▶ [Your instructions]
Starting at the top of the listing, extract every line up to and including the one with "return (B - y) / ph". Pictures stay out of the copy.

▶ [Information supplied]
= = = = = = =

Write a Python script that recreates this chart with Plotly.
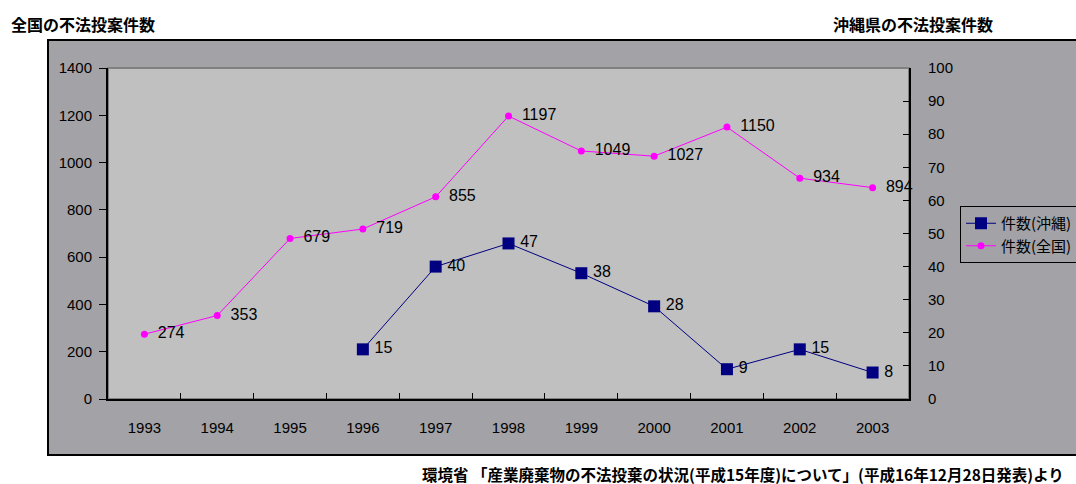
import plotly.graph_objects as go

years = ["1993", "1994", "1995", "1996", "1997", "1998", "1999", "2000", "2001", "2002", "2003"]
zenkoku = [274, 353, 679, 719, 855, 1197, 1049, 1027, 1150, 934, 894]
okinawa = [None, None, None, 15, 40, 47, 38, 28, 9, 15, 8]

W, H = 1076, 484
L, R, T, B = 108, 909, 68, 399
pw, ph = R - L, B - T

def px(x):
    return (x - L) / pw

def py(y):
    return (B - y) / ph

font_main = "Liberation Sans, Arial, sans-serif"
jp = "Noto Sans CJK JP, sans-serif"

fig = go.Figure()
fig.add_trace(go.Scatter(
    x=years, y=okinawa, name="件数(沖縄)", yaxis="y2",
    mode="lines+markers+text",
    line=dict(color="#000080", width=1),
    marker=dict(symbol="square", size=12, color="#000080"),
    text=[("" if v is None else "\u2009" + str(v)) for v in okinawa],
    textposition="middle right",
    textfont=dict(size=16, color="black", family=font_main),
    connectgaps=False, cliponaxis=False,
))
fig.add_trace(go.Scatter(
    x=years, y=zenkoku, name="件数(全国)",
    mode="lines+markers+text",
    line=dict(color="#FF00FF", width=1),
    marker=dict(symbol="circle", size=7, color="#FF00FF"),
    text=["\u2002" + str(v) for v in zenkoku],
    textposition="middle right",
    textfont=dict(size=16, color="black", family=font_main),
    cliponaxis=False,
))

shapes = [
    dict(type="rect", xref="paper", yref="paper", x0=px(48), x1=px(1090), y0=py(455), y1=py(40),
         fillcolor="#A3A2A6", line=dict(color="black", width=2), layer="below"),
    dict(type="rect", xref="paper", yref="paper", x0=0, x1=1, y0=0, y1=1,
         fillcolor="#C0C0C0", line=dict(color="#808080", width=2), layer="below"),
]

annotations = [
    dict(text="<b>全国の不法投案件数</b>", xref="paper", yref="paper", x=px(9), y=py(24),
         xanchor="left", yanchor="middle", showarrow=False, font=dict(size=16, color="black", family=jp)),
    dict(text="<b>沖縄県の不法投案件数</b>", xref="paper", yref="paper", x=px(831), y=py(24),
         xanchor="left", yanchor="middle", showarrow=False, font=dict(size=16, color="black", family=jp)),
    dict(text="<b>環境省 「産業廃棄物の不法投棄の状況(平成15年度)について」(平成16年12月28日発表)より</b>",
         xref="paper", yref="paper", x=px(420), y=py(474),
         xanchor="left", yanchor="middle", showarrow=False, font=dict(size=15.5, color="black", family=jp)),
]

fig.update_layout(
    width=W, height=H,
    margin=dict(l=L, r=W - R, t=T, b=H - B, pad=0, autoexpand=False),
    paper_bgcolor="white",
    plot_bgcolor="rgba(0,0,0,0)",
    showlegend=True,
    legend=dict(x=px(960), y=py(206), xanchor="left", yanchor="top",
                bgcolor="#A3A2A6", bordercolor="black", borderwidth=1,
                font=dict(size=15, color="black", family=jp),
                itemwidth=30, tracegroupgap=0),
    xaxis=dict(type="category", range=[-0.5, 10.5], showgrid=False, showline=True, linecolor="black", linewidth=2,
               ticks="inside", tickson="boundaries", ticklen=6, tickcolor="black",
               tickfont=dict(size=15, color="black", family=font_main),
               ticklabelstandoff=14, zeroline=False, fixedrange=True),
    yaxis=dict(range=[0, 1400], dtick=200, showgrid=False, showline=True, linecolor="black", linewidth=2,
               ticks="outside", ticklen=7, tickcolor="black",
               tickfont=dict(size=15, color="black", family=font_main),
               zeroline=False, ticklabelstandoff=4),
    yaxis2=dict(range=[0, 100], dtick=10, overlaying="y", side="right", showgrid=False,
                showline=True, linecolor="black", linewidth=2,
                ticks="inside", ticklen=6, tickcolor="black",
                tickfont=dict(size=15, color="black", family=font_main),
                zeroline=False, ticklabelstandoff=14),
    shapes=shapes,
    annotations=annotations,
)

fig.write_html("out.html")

= = = = = = =

▶ [Worked solution]
Write a Python script that recreates this chart with Plotly.
import plotly.graph_objects as go

years = ["1993", "1994", "1995", "1996", "1997", "1998", "1999", "2000", "2001", "2002", "2003"]
zenkoku = [274, 353, 679, 719, 855, 1197, 1049, 1027, 1150, 934, 894]
okinawa = [None, None, None, 15, 40, 47, 38, 28, 9, 15, 8]

W, H = 1076, 484
L, R, T, B = 108, 909, 68, 399
pw, ph = R - L, B - T

def px(x):
    return (x - L) / pw

def py(y):
    return (B - y) / ph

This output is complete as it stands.